Sin afectar a esa formulación genérica, conviene sin embargo precisar que en los últimos tiempos se han producido ciertos movimientos que indican ligeras modificaciones, lentas pero orientadas a una cierta apertura: mayor protagonismo del Parlamento, reforma del sistema electoral, firma de algunos convenios internacionales en materia de derechos humanos, etc. No cabe esperar, al menos por el momento, mayores profundizaciones. La versión oficial de los sucesos de Tiannanmen, pese a que las voces críticas en el seno del Partido son cada vez mayores, no se ha reconsiderado y ello es bien indicativo de que ciertos temas son tabú en el poder chino. La “pluralidad” política se arbitra bajo la fórmula de la Conferencia Política Consultiva, en la que participan, además del PCCh, los demás partidos y algunas organizaciones de masas, bajo el denominador común de la corresponsabilidad y no de la oposición.

Como consecuencia de esta evolución y de una coyuntura internacional peculiar, el peso de China en la sociedad internacional crece y crecerá más en los próximos años. Con los viejos clichés del pasado, algunos hablan ya de la “amenaza china”. Desde Lester Brown a Huntington o Munro y Bernstein, un amplio coro anuncia que China será quien dispute la hegemonía a Estados Unidos. Voces nada sospechosas como Brzezinski relativizan sin embargo esta histeria dejando en claro las dificultades que  el Imperio del Medio deberá aún superar para volver a ocupar el “centro del mundo”. China ha conseguido suavizar en los últimos años la mayor parte de sus conflictos fronterizos. Subsisten, bien es verdad, importantes contenciosos en el Mar de la China meridional, pero en Pekín la prioridad se centra en Taiwán y parecen ser conscientes de que un conflicto abierto daría al traste con su estrategia de modernización y unificación.

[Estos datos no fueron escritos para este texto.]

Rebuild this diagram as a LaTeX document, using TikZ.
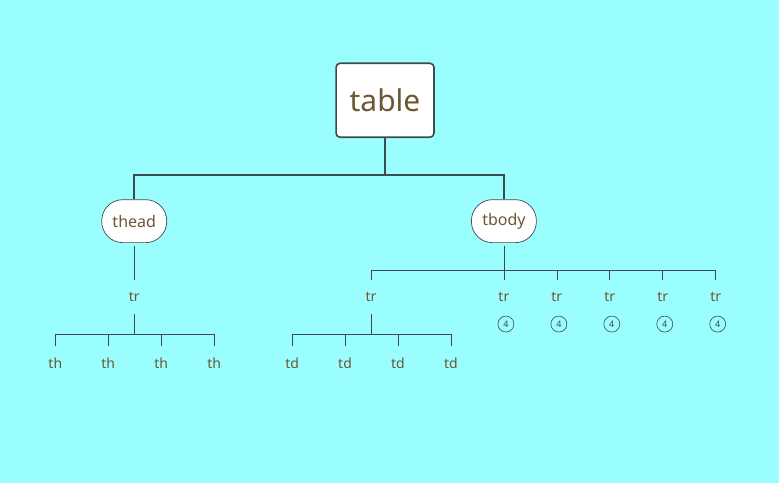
\documentclass[tikz,border=0pt]{standalone}
\usepackage{fontspec}
\setmainfont{Noto Sans}
\usepackage{tikz}

\definecolor{bgcyan}{RGB}{155,254,254}
\definecolor{txtbrown}{RGB}{108,86,52}
\definecolor{linegray}{RGB}{61,74,80}

\begin{document}
\begin{tikzpicture}[
      x = 1pt, y = -1pt,
      every node/.style = {
        text = txtbrown, inner sep = 0pt},
      rootbox/.style = {
        draw = linegray, fill = white, line width = 1.6pt,
        rounded corners = 4pt, minimum width = 98pt, minimum height = 74pt,
        font = \fontsize{30}{32}\selectfont},
      pill/.style = {
        draw = linegray, fill = white, line width = .7pt,
        rounded corners = 21pt, minimum width = 65pt, minimum height = 43pt,
        font = \fontsize{16}{18}\selectfont},
      leaf/.style = {
        minimum height = 34pt, font = \fontsize{14}{16}\selectfont},
      count/.style = {
        circle, draw = linegray, line width = .6pt, minimum size = 16pt,
        text = linegray, font = \fontsize{9}{10}\selectfont},
      every path/.style = {draw = linegray, line width = .7pt}
      ]
    \fill[bgcyan] (0,0) rectangle (779,482);
    \node[rootbox] (table) at (385,100) {table};
    \node[pill] (thead) at (134,221) {thead};
    \node[pill] (tbody) at (504,221) {tbody};
    \node[leaf] (trh) at (134,297) {tr}; % thead
    \node[leaf] (trA) at (371,297) {tr}; % tbody
    \node[leaf] (trB) at (504,297) {tr};
    \node[leaf] (trC) at (557,297) {tr};
    \node[leaf] (trD) at (610,297) {tr};
    \node[leaf] (trE) at (663,297) {tr};
    \node[leaf] (trF) at (716,297) {tr};
    \node[count] (nB) at (506,324) {4};
    \node[count] (nC) at (559,324) {4};
    \node[count] (nD) at (612,324) {4};
    \node[count] (nE) at (665,324) {4};
    \node[count] (nF) at (718,324) {4};
    \node[leaf] (th1) at (55,363) {th};
    \node[leaf] (th2) at (108,363) {th};
    \node[leaf] (th3) at (161,363) {th};
    \node[leaf] (th4) at (214,363) {th};
    \node[leaf] (td1) at (292,363) {td};
    \node[leaf] (td2) at (345,363) {td};
    \node[leaf] (td3) at (398,363) {td};
    \node[leaf] (td4) at (451,363) {td};
    \begin{scope}[every path/.style={draw = linegray, line width = 1.6pt}]
      \draw (table.south) -- ++(0,37) -| (thead.north);
      \draw (table.south) -- ++(0,37) -| (tbody.north);
    \end{scope}
    \draw[shorten <= 3pt] (thead.south) -- (trh.north);
    \draw[shorten <= 3pt] (tbody.south) -- ++(0,27) -| (trA.north);
    \draw[shorten <= 3pt] (tbody.south) -- ++(0,27) -| (trB.north);
    \draw[shorten <= 3pt] (tbody.south) -- ++(0,27) -| (trC.north);
    \draw[shorten <= 3pt] (tbody.south) -- ++(0,27) -| (trD.north);
    \draw[shorten <= 3pt] (tbody.south) -- ++(0,27) -| (trE.north);
    \draw[shorten <= 3pt] (tbody.south) -- ++(0,27) -| (trF.north);
    \draw (trh.south) -- ++(0,20) -| (th1.north);
    \draw (trh.south) -- ++(0,20) -| (th2.north);
    \draw (trh.south) -- ++(0,20) -| (th3.north);
    \draw (trh.south) -- ++(0,20) -| (th4.north);
    \draw (trA.south) -- ++(0,20) -| (td1.north);
    \draw (trA.south) -- ++(0,20) -| (td2.north);
    \draw (trA.south) -- ++(0,20) -| (td3.north);
    \draw (trA.south) -- ++(0,20) -| (td4.north);
  \end{tikzpicture}
\end{document}
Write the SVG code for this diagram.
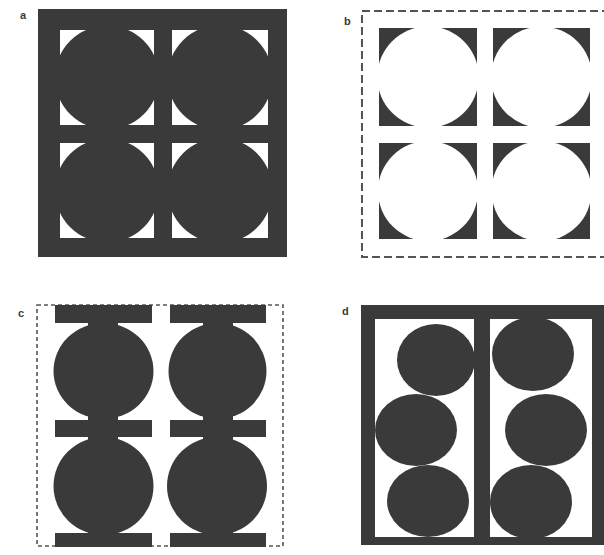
<svg xmlns="http://www.w3.org/2000/svg" width="604" height="555" viewBox="0 0 604 555">
<style>
.dk{fill:#3a3a3a}
.wh{fill:#ffffff}
.lbl{font-family:"Liberation Sans",Arial,sans-serif;font-size:11px;font-weight:bold;fill:#3a3a3a}
.dashB{fill:none;stroke:#555;stroke-width:2;stroke-dasharray:8 4}
.dashC{fill:none;stroke:#555;stroke-width:1.6;stroke-dasharray:4 3}
</style>
<rect width="604" height="555" fill="#ffffff"/>
<g id="panel-a">
<rect class="dk" x="38" y="9" width="249" height="248"/>
<rect class="wh" x="60" y="30" width="94" height="95"/>
<rect class="wh" x="172" y="30" width="96" height="95"/>
<rect class="wh" x="60" y="143" width="94" height="95"/>
<rect class="wh" x="172" y="143" width="96" height="95"/>
<circle class="dk" cx="107" cy="77.5" r="52"/>
<circle class="dk" cx="220" cy="77.5" r="52.5"/>
<circle class="dk" cx="107" cy="190.5" r="52"/>
<circle class="dk" cx="220" cy="190.5" r="52.5"/>
<text class="lbl" x="20" y="19">a</text>
</g>
<g id="panel-b">
<path class="dashB" d="M610,11 H362 V257 H610"/>
<rect class="dk" x="379" y="28" width="98" height="98"/>
<rect class="dk" x="493" y="28" width="97" height="98"/>
<rect class="dk" x="379" y="143" width="98" height="96"/>
<rect class="dk" x="493" y="143" width="97" height="96"/>
<circle class="wh" cx="428" cy="77" r="50.7"/>
<circle class="wh" cx="541.5" cy="77" r="50.5"/>
<circle class="wh" cx="428" cy="191" r="50"/>
<circle class="wh" cx="541.5" cy="191" r="50"/>
<text class="lbl" x="344" y="25">b</text>
</g>
<g id="panel-c">
<rect class="dashC" x="37" y="305" width="246" height="241"/>
<rect class="dk" x="55" y="305" width="97" height="18"/>
<rect class="dk" x="170" y="305" width="96" height="18"/>
<rect class="dk" x="55" y="420" width="97" height="17"/>
<rect class="dk" x="170" y="420" width="96" height="17"/>
<rect class="dk" x="55" y="533" width="97" height="14"/>
<rect class="dk" x="170" y="533" width="96" height="14"/>
<rect class="dk" x="88" y="318" width="30" height="220"/>
<rect class="dk" x="203" y="318" width="30" height="220"/>
<ellipse class="dk" cx="103.5" cy="371" rx="50" ry="48"/>
<ellipse class="dk" cx="217.5" cy="371" rx="49" ry="48"/>
<ellipse class="dk" cx="103.5" cy="486" rx="50" ry="49"/>
<ellipse class="dk" cx="217" cy="486" rx="50" ry="49"/>
<text class="lbl" x="18" y="317">c</text>
</g>
<g id="panel-d">
<rect class="dk" x="361" y="305" width="250" height="240"/>
<rect class="wh" x="375" y="319" width="99" height="218"/>
<rect class="wh" x="490" y="319" width="102" height="218"/>
<ellipse class="dk" cx="436" cy="360" rx="39" ry="36"/>
<ellipse class="dk" cx="416" cy="430" rx="41" ry="36"/>
<ellipse class="dk" cx="428" cy="501" rx="41" ry="36"/>
<ellipse class="dk" cx="533" cy="354" rx="41" ry="37"/>
<ellipse class="dk" cx="546" cy="430" rx="41" ry="36"/>
<ellipse class="dk" cx="531" cy="502" rx="41" ry="37"/>
<text class="lbl" x="342" y="315">d</text>
</g>
</svg>
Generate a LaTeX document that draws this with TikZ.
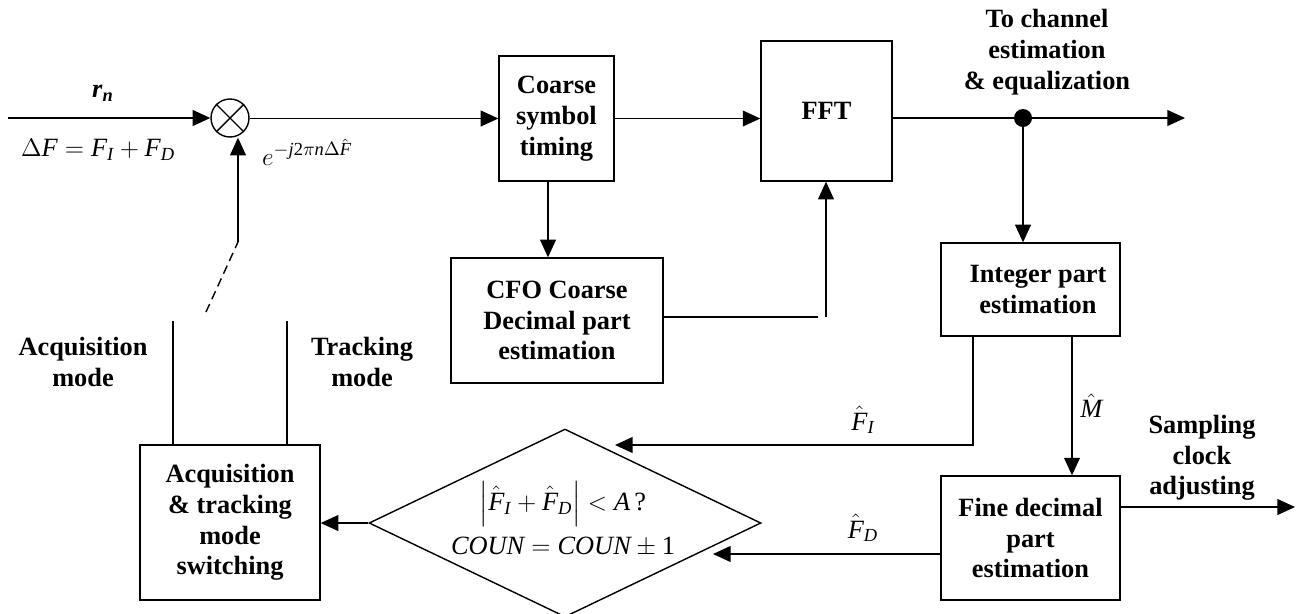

Por otra parte, la apertura al exterior (kaifang) ha incrementado notablemente la relación de China con el mundo, haciendola más dependiente y vulnerable. No en el sentido, como a veces se insinúa, de que ha sido la inversión exterior occidental el motor decisivo de su crecimiento, pues, con ser importante la cuantía, en especial en los últimos años, en su abrumadora mayor parte procede del entorno asiático y fundamentalmente de las propias comunidades chinas asentadas en numerosos países de la región y del mundo. Pero se ha roto la tradicional política de autarquía en beneficio del establecimiento de relaciones con un mundo exterior considerado tradicionalmente como adverso por estar asociado historicamente a episodios de crisis, decadencia y peligros para el ejercicio de la plena soberanía.

China es hoy un país en tránsito a no se sabe muy donde. A grandes rasgos, el actual proceso puede desembocar en una nueva especie de capitalismo burocrático, pilotado por eses millones de funcionarios del Partido, quizás muchos de ellos viejos “guardas rojos” de la Revolución Cultural, hoy aprendices de empresarios audaces, probablemente más reconocibles por su proximidad a la vieja imagen del mandarín confuciano que a la del cuadro político comunista; o podemos encontrarnos ante una nueva complejidad (¡la historia no se ha acabado!) susceptible de establecer un equilibrio entre lo positivo de ambos sistemas, naturalmente con ese inevitable toque oriental, pero que no podrá obviar las lecciones de la crisis de otros modelos que pretendían la satisfacción de las demandas de una mayor justicia social. De lo contrario, por encima de los fríos indices económicos, por muy positivos y ventajosos que resulten, difícilmente podría aceptarse una modernización que es incapaz tanto de moderar las desigualdades más primitivas como de proporcionar la libertad más indispensable.